Listed Building – Grade II
- Designated: 30 December 2005
- Reference no.: 1207638

= Albion Ale House =

The Albion Ale House or The Albion is a Grade II listed public house in Conwy, North Wales. Built in 1921, it is a three-room pub with Art Nouveau decor that underwent major renovation in 2012. The Albion is jointly operated by four North Wales breweries and real ales from these breweries and other beers are served through eight hand pumps. The Albion Ale House was named the 2013 Wales Pub of the Year by the Campaign for Real Ale (CAMRA), and named one of the world's best bars by The Guardian.

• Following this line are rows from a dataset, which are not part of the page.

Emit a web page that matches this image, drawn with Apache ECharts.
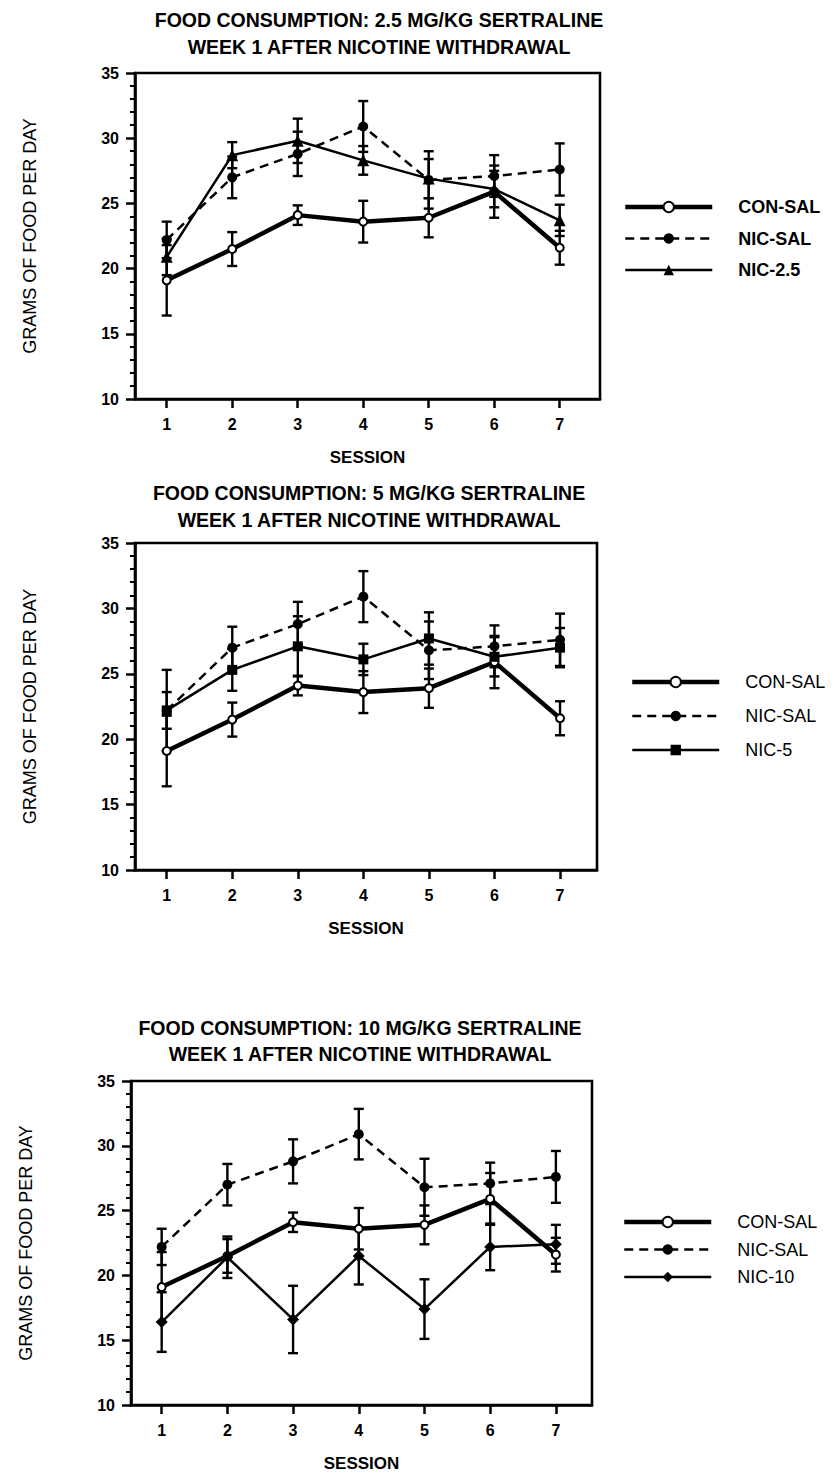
<!DOCTYPE html>
<html><head><meta charset="utf-8">
<script src="https://cdn.jsdelivr.net/npm/echarts@6/dist/echarts.min.js"></script>
<style>html,body{margin:0;padding:0;background:#fff}#c{width:834px;height:1477px}</style>
</head><body><div id="c"></div>
<script>
// ---- data ----
const sessions = [1, 2, 3, 4, 5, 6, 7];
const yTickValues = [10, 15, 20, 25, 30, 35];
const conSal    = [19.1, 21.5, 24.1, 23.6, 23.9, 25.9, 21.6];
const conSalErr = [2.7, 1.3, 0.75, 1.6, 1.5, 2.0, 1.3];
const nicSal    = [22.2, 27.0, 28.8, 30.9, 26.8, 27.1, 27.6];
const nicSalErr = [1.4, 1.6, 1.7, 1.95, 2.2, 1.6, 2.0];
const nic25     = [20.9, 28.7, 29.8, 28.3, 26.9, 26.1, 23.7];
const nic25Err  = [1.4, 1.0, 1.7, 1.1, 1.5, 1.4, 1.2];
const nic5      = [22.2, 25.3, 27.1, 26.1, 27.7, 26.3, 27.0];
const nic5Err   = [3.1, 1.6, 2.3, 1.2, 2.0, 1.5, 1.5];
const nic10     = [16.4, 21.4, 16.6, 21.5, 17.4, 22.2, 22.4];
const nic10Err  = [2.3, 1.6, 2.6, 2.2, 2.3, 1.8, 1.5];
const panelTitles = [
  'FOOD CONSUMPTION: 2.5 MG/KG SERTRALINE\nWEEK 1 AFTER NICOTINE WITHDRAWAL',
  'FOOD CONSUMPTION: 5 MG/KG SERTRALINE\nWEEK 1 AFTER NICOTINE WITHDRAWAL',
  'FOOD CONSUMPTION: 10 MG/KG SERTRALINE\nWEEK 1 AFTER NICOTINE WITHDRAWAL'
];
const groupNames = ['CON-SAL', 'NIC-SAL', 'NIC-2.5', 'NIC-5', 'NIC-10'];
const xAxisName = 'SESSION';
const yAxisName = 'GRAMS OF FOOD PER DAY';

// ---- layout / style ----
const FONT = '"Liberation Sans", Arial, Helvetica, sans-serif';
const panels = [
  { title: panelTitles[0], third: groupNames[2], vals: nic25, err: nic25Err, symbol: 'triangle', symbolSize: 12,
    grid: { left: 135, top: 73, width: 465, height: 326 }, xr: [0.516, 7.615], tc: [379, 33.5], tlh: 27,
    lg: { left: 623, top: 197, gap: 11.5, bold: true } },
  { title: panelTitles[1], third: groupNames[3], vals: nic5, err: nic5Err, symbol: 'rect', symbolSize: 10,
    grid: { left: 135, top: 543, width: 462, height: 327 }, xr: [0.516, 7.564], tc: [369, 506.5], tlh: 27,
    lg: { left: 630, top: 672, gap: 14, bold: false } },
  { title: panelTitles[2], third: groupNames[4], vals: nic10, err: nic10Err, symbol: 'diamond', symbolSize: 12,
    grid: { left: 131, top: 1081, width: 461, height: 324 }, xr: [0.533, 7.55], tc: [360, 1040.5], tlh: 26,
    lg: { left: 622, top: 1212, gap: 7.5, bold: false } }
];

function pairs(vals) { return sessions.map((s, i) => [s, vals[i]]); }
function errPairs(vals, err) { return sessions.map((s, i) => [s, vals[i] - err[i], vals[i] + err[i]]); }

function errRender(params, api) {
  const x = api.value(0), lo = api.value(1), hi = api.value(2);
  const a = api.coord([x, lo]), b = api.coord([x, hi]);
  const w = 5;
  const st = { stroke: '#000', lineWidth: 2.4, fill: null };
  return { type: 'group', children: [
    { type: 'line', shape: { x1: a[0], y1: a[1], x2: b[0], y2: b[1] }, style: st },
    { type: 'line', shape: { x1: a[0] - w, y1: a[1], x2: a[0] + w, y2: a[1] }, style: st },
    { type: 'line', shape: { x1: b[0] - w, y1: b[1], x2: b[0] + w, y2: b[1] }, style: st }
  ]};
}

const grids = [], xAxes = [], yAxes = [], series = [], legends = [], graphics = [];
panels.forEach((p, i) => {
  grids.push(Object.assign({ show: true, borderColor: '#000', borderWidth: 2.6, backgroundColor: 'transparent' }, p.grid));
  xAxes.push({
    type: 'value', gridIndex: i, min: p.xr[0], max: p.xr[1],
    name: xAxisName, nameLocation: 'middle', nameGap: 50,
    nameTextStyle: { fontFamily: FONT, fontSize: 17, fontWeight: 'bold', color: '#000' },
    axisLine: { show: true, lineStyle: { color: '#000', width: 2.6 } },
    axisTick: { show: true, customValues: sessions, length: 9, lineStyle: { color: '#000', width: 2.5 } },
    axisLabel: { customValues: sessions, margin: 17, fontFamily: FONT, fontSize: 16, fontWeight: 'bold', color: '#000' },
    splitLine: { show: false }
  });
  yAxes.push({
    type: 'value', gridIndex: i, min: 10, max: 35, interval: 5,
    name: yAxisName, nameLocation: 'middle', nameGap: 96, nameRotate: 90,
    nameTextStyle: { fontFamily: FONT, fontSize: 18, color: '#000' },
    axisLine: { show: true, lineStyle: { color: '#000', width: 2.6 } },
    axisTick: { show: true, length: 9, lineStyle: { color: '#000', width: 2.5 } },
    minorTick: { show: true, splitNumber: 5, length: 5, lineStyle: { color: '#000', width: 2 } },
    axisLabel: { margin: 16, fontFamily: FONT, fontSize: 16, fontWeight: 'bold', color: '#000' },
    splitLine: { show: false }, minorSplitLine: { show: false }
  });
  const groups = [
    { name: groupNames[0], vals: conSal, err: conSalErr, line: { color: '#000', width: 4.5, type: 'solid' },
      symbol: 'circle', symbolSize: 8, item: { color: '#fff', borderColor: '#000', borderWidth: 2 } },
    { name: groupNames[1], vals: nicSal, err: nicSalErr, line: { color: '#000', width: 2.5, type: [9, 6] },
      symbol: 'circle', symbolSize: 10, item: { color: '#000' } },
    { name: p.third, vals: p.vals, err: p.err, line: { color: '#000', width: 2.5, type: 'solid' },
      symbol: p.symbol, symbolSize: p.symbolSize, item: { color: '#000' } }
  ];
  groups.forEach(g => {
    series.push({
      type: 'custom', name: g.name + ' SEM', xAxisIndex: i, yAxisIndex: i,
      data: errPairs(g.vals, g.err), encode: { x: 0, y: [1, 2] }, renderItem: errRender, z: 2, silent: true
    });
  });
  groups.forEach(g => {
    series.push({
      type: 'line', name: g.name, xAxisIndex: i, yAxisIndex: i, data: pairs(g.vals),
      symbol: g.symbol, symbolSize: g.symbolSize, showSymbol: true,
      lineStyle: g.line, itemStyle: g.item, z: 3, silent: true
    });
  });
  legends.push({
    data: groups.map(g => ({ name: g.name, lineStyle: { width: g.line.width, type: g.line.type } })),
    orient: 'vertical', left: p.lg.left, top: p.lg.top, padding: 0,
    itemWidth: 87, itemHeight: 13, itemGap: p.lg.gap, selectedMode: false,
    textStyle: { fontFamily: FONT, fontSize: 18, fontWeight: p.lg.bold ? 'bold' : 'normal', color: '#000',
                 lineHeight: 20, padding: [0, 0, 0, 21] }
  });
  graphics.push({
    type: 'text', x: p.tc[0], y: p.tc[1],
    style: { text: p.title, fill: '#000', fontFamily: FONT, fontSize: 19.5, fontWeight: 'bold',
             align: 'center', verticalAlign: 'middle', textAlign: 'center', textVerticalAlign: 'middle', lineHeight: p.tlh }
  });
});

const chart = echarts.init(document.getElementById('c'), null, { renderer: 'svg', width: 834, height: 1477 });
chart.setOption({
  animation: false,
  backgroundColor: '#fff',
  grid: grids, xAxis: xAxes, yAxis: yAxes, series: series, legend: legends, graphic: graphics
});
</script>
</body></html>
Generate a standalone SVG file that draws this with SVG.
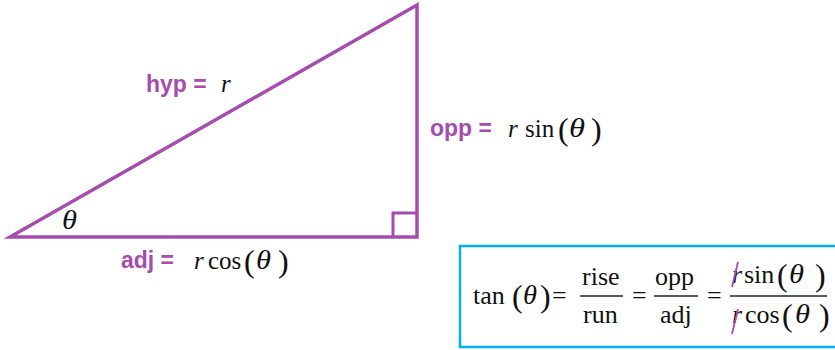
<svg xmlns="http://www.w3.org/2000/svg" width="835" height="350" viewBox="0 0 835 350">
<style>
.edge{fill:none;stroke:#A64CAE;stroke-width:3.5;stroke-linejoin:miter}
.lbl{font-family:"Liberation Sans",Arial,sans-serif;font-weight:bold;font-size:23px;fill:#A64CAE}
.m{font-family:"Liberation Serif","Times New Roman",serif;font-size:25px;fill:#111}
.e{font-family:"Liberation Serif","Times New Roman",serif;font-size:26px;fill:#111}
.i{font-style:italic}
.t{font-size:27px}
.p{font-size:32px}
.fl{stroke:#222;stroke-width:1.3}
.strike{stroke:#A64CAE;stroke-width:1.8}
</style>
<rect width="835" height="350" fill="#fff"/>
<g id="triangle">
<polygon class="edge" points="10,237 417,5 417,237"/>
<polyline class="edge" points="393,237 393,213 417,213" style="stroke-width:3"/>
<text class="m i t" x="62" y="229" textLength="15" lengthAdjust="spacingAndGlyphs">θ</text>
</g>
<g id="hyp">
<text class="lbl" x="146" y="92">hyp =</text>
<text class="m i" x="221" y="92">r</text>
</g>
<g id="opp">
<text class="lbl" x="430" y="136">opp =</text>
<text class="m i" x="508" y="137">r</text>
<text class="m" x="525" y="137">sin</text>
<text class="m p" x="558" y="140">(</text>
<text class="m i t" x="569" y="137" textLength="16" lengthAdjust="spacingAndGlyphs">θ</text>
<text class="m p" x="591" y="140">)</text>
</g>
<g id="adj">
<text class="lbl" x="121" y="268">adj =</text>
<text class="m i" x="194" y="269">r</text>
<text class="m" x="208" y="269">cos</text>
<text class="m p" x="244" y="272">(</text>
<text class="m i t" x="256" y="269" textLength="15" lengthAdjust="spacingAndGlyphs">θ</text>
<text class="m p" x="278" y="272">)</text>
</g>
<g id="formula">
<rect x="460" y="246" width="380" height="101" fill="none" stroke="#00B0F0" stroke-width="2.5"/>
<text class="e" x="473" y="304">tan</text>
<text class="e p" x="512" y="307">(</text>
<text class="e i t" x="523" y="304" textLength="14" lengthAdjust="spacingAndGlyphs">θ</text>
<text class="e p" x="540" y="307">)</text>
<text class="e" x="552" y="304">=</text>
<text class="e" x="582" y="285">rise</text>
<line class="fl" x1="580" y1="296" x2="623" y2="296"/>
<text class="e" x="583" y="323">run</text>
<text class="e" x="632" y="304">=</text>
<text class="e" x="655" y="285">opp</text>
<line class="fl" x1="654" y1="296" x2="698" y2="296"/>
<text class="e" x="660" y="323">adj</text>
<text class="e" x="707" y="304">=</text>
<text class="e i" x="732" y="283">r</text>
<text class="e" x="744" y="283">sin</text>
<text class="e p" x="777" y="286">(</text>
<text class="e i t" x="789" y="283" textLength="15" lengthAdjust="spacingAndGlyphs">θ</text>
<text class="e p" x="815" y="286">)</text>
<line class="strike" x1="738" y1="262" x2="732" y2="287"/>
<line class="fl" x1="730" y1="296" x2="827" y2="296"/>
<text class="e i" x="732" y="323">r</text>
<text class="e" x="745" y="323">cos</text>
<text class="e p" x="782" y="326">(</text>
<text class="e i t" x="795" y="323" textLength="15" lengthAdjust="spacingAndGlyphs">θ</text>
<text class="e p" x="819" y="326">)</text>
<line class="strike" x1="738" y1="309" x2="732" y2="334"/>
</g>
</svg>
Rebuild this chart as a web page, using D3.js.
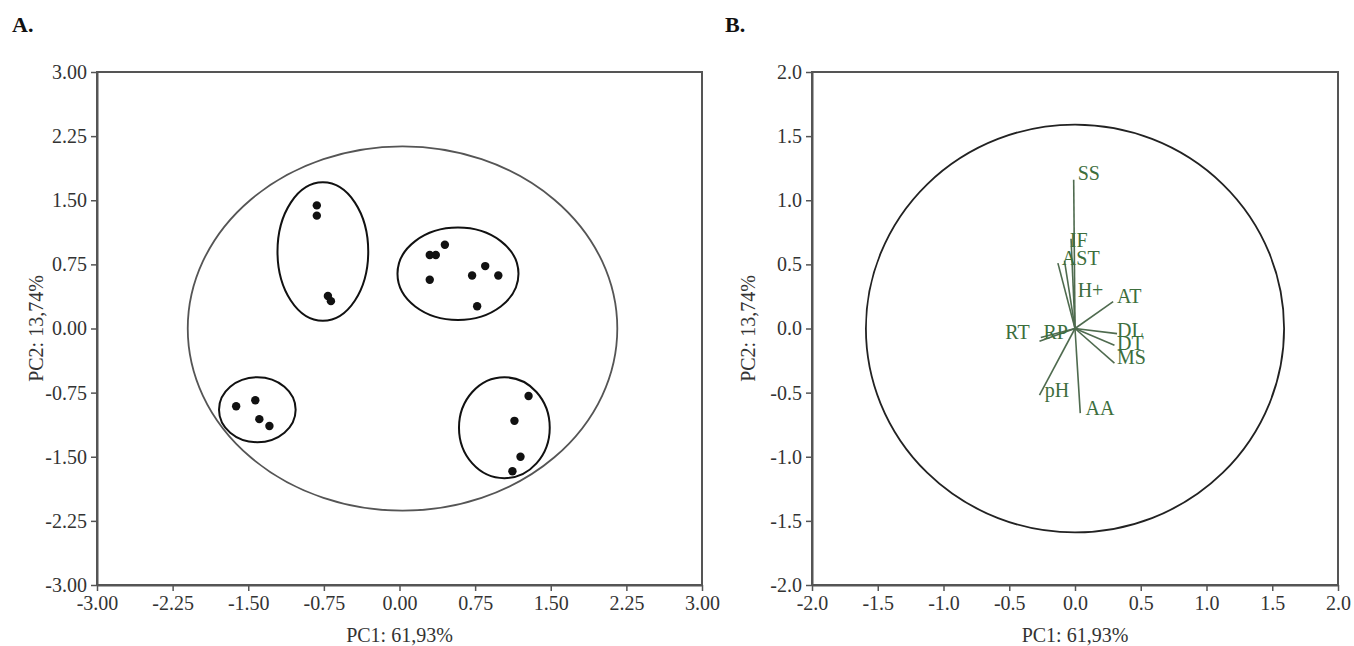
<!DOCTYPE html>
<html>
<head>
<meta charset="utf-8">
<script src="https://cdn.jsdelivr.net/npm/d3@7"></script>
<style>
  body { margin: 0; background: #fff; }
  svg text { font-family: "Liberation Serif", "DejaVu Serif", serif; }
</style>
</head>
<body>
<svg id="chart" width="1354" height="646"></svg>
<script>
// panel A: sample scores
var scoreX = [-0.82, -0.82, -0.71, -0.68,
  0.30, 0.36, 0.45, 0.30, 0.72, 0.85, 0.98, 0.77,
  -1.62, -1.43, -1.39, -1.29,
  1.28, 1.14, 1.20, 1.12]
var scoreY = [1.44, 1.32, 0.38, 0.32,
  0.86, 0.86, 0.98, 0.57, 0.62, 0.73, 0.62, 0.26,
  -0.91, -0.84, -1.06, -1.14,
  -0.79, -1.08, -1.50, -1.67]

// group ellipses: centre and radii in PC units
var groupCx = [-0.76, 0.58, -1.41, 1.04]
var groupCy = [0.90, 0.64, -0.95, -1.16]
var groupRx = [0.45, 0.60, 0.38, 0.45]
var groupRy = [0.81, 0.54, 0.38, 0.59]

// outer circles
var outerA = { cx: 0.03, cy: 0, r: 2.13 }
var outerB = { cx: 0, cy: 0, r: 1.59 }

// panel B: loadings
var varNames = ['SS', 'IF', 'AST', 'H+', 'AT', 'DL', 'DT', 'MS', 'AA', 'pH', 'RP', 'RT']
var loadX = [-0.01, -0.03, -0.08, -0.13, 0.29, 0.32, 0.30, 0.30, 0.04, -0.27, -0.27, -0.26]
var loadY = [1.16, 0.70, 0.53, 0.51, 0.21, -0.04, -0.13, -0.27, -0.66, -0.52, -0.10, -0.07]
var labelX = [0.02, -0.04, -0.10, 0.02, 0.32, 0.32, 0.32, 0.32, 0.08, -0.23, -0.24, -0.53]
var labelY = [1.21, 0.69, 0.55, 0.30, 0.25, -0.01, -0.11, -0.22, -0.62, -0.48, -0.03, -0.03]

var ticksA = [-3, -2.25, -1.5, -0.75, 0, 0.75, 1.5, 2.25, 3]
var ticksB = [-2, -1.5, -1, -0.5, 0, 0.5, 1, 1.5, 2]
var xTitle = 'PC1: 61,93%'
var yTitle = 'PC2: 13,74%'

var svg = d3.select('#chart')
var ink = '#333'

function panel(o) {
  var x = d3.scaleLinear().domain(o.domain).range([o.left, o.right])
  var y = d3.scaleLinear().domain(o.domain).range([o.bottom, o.top])
  var g = svg.append('g')
  var fmt = function(d) { return d.toFixed(o.digits) }

  g.append('rect')
    .attr('x', o.left).attr('y', o.top)
    .attr('width', o.right - o.left).attr('height', o.bottom - o.top)
    .attr('fill', 'none').attr('stroke', '#555').attr('stroke-width', 2)

  var ax = g.append('g').attr('transform', 'translate(0,' + o.bottom + ')')
    .call(d3.axisBottom(x).tickValues(o.ticks).tickFormat(fmt).tickSize(6).tickSizeOuter(0).tickPadding(5))
  var ay = g.append('g').attr('transform', 'translate(' + o.left + ',0)')
    .call(d3.axisLeft(y).tickValues(o.ticks).tickFormat(fmt).tickSize(6).tickSizeOuter(0).tickPadding(4))
  ;[ax, ay].forEach(function(a) {
    a.select('.domain').attr('stroke', '#555').attr('stroke-width', 2)
    a.selectAll('.tick line').attr('stroke', '#555').attr('stroke-width', 1.5)
    a.selectAll('.tick text').attr('fill', ink).style('font-size', '20px')
  })

  g.append('text')
    .attr('x', (o.left + o.right) / 2).attr('y', 642)
    .attr('text-anchor', 'middle').attr('fill', ink).style('font-size', '20px')
    .text(xTitle)
  g.append('text')
    .attr('transform', 'translate(' + o.ytx + ',' + (o.top + o.bottom) / 2 + ') rotate(-90)')
    .attr('text-anchor', 'middle').attr('dy', '0.35em').attr('fill', ink).style('font-size', '20px')
    .text(yTitle)

  g.append('text')
    .attr('x', o.tagX).attr('y', 32)
    .attr('fill', '#111').style('font-size', '22px').style('font-weight', 'bold')
    .text(o.tag)

  var kx = x(1) - x(0), ky = y(0) - y(1)
  g.append('ellipse')
    .attr('cx', x(o.outer.cx)).attr('cy', y(o.outer.cy))
    .attr('rx', o.outer.r * kx).attr('ry', o.outer.r * ky)
    .attr('fill', 'none').attr('stroke', o.outerColor).attr('stroke-width', 1.8)

  return { g: g, x: x, y: y, kx: kx, ky: ky }
}

var A = panel({ domain: [-3, 3], left: 97, right: 702, top: 72, bottom: 585,
  ticks: ticksA, digits: 2, ytx: 36, tag: 'A.', tagX: 12, outer: outerA, outerColor: '#555' })

A.g.selectAll('ellipse.group').data(groupCx).enter().append('ellipse')
  .attr('class', 'group')
  .attr('cx', function(d) { return A.x(d) })
  .attr('cy', function(d, i) { return A.y(groupCy[i]) })
  .attr('rx', function(d, i) { return groupRx[i] * A.kx })
  .attr('ry', function(d, i) { return groupRy[i] * A.ky })
  .attr('fill', 'none').attr('stroke', '#111').attr('stroke-width', 2)

A.g.selectAll('circle.dot').data(scoreX).enter().append('circle')
  .attr('class', 'dot')
  .attr('cx', function(d) { return A.x(d) })
  .attr('cy', function(d, i) { return A.y(scoreY[i]) })
  .attr('r', 4.2)
  .attr('fill', '#111')

var B = panel({ domain: [-2, 2], left: 812, right: 1338, top: 72, bottom: 585,
  ticks: ticksB, digits: 1, ytx: 748, tag: 'B.', tagX: 725, outer: outerB, outerColor: '#222' })

B.g.selectAll('line.load').data(loadX).enter().append('line')
  .attr('class', 'load')
  .attr('x1', B.x(0)).attr('y1', B.y(0))
  .attr('x2', function(d) { return B.x(d) })
  .attr('y2', function(d, i) { return B.y(loadY[i]) })
  .attr('stroke', '#4f6b4f').attr('stroke-width', 1.6)

B.g.selectAll('text.load').data(varNames).enter().append('text')
  .attr('class', 'load')
  .attr('x', function(d, i) { return B.x(labelX[i]) })
  .attr('y', function(d, i) { return B.y(labelY[i]) })
  .attr('dy', '0.35em')
  .attr('fill', '#3c6e3c').style('font-size', '20px')
  .text(function(d) { return d })
</script>
</body>
</html>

The four breweries that co-run The Albion are Conwy Brewery of Llysfaen, Bragdy Nant of Llanrwst, Great Orme Brewery of Llandudno, and Purple Moose Brewery of Porthmadog.

== History ==
The Albion was built in 1921 on the site of a previous pub. By mid-2010 the ale house was not profitable and had fallen into disrepair. It was sold by its owner, Punch Taverns, to Arthur Ellis, a local businessman. The Albion remained closed for a year while renovation work was carried out at a total cost of £100,000. Ellis arranged for the four local breweries to co-operate in running the pub on its reopening.

The Albion Ale House reopened in February 2012. The renovated pub received the English Heritage Conservation Award in the 2014 CAMRA Pub Design Awards. The interior of the Albion appears on the cover of the Britain's Best Real Heritage Pubs guide published by CAMRA.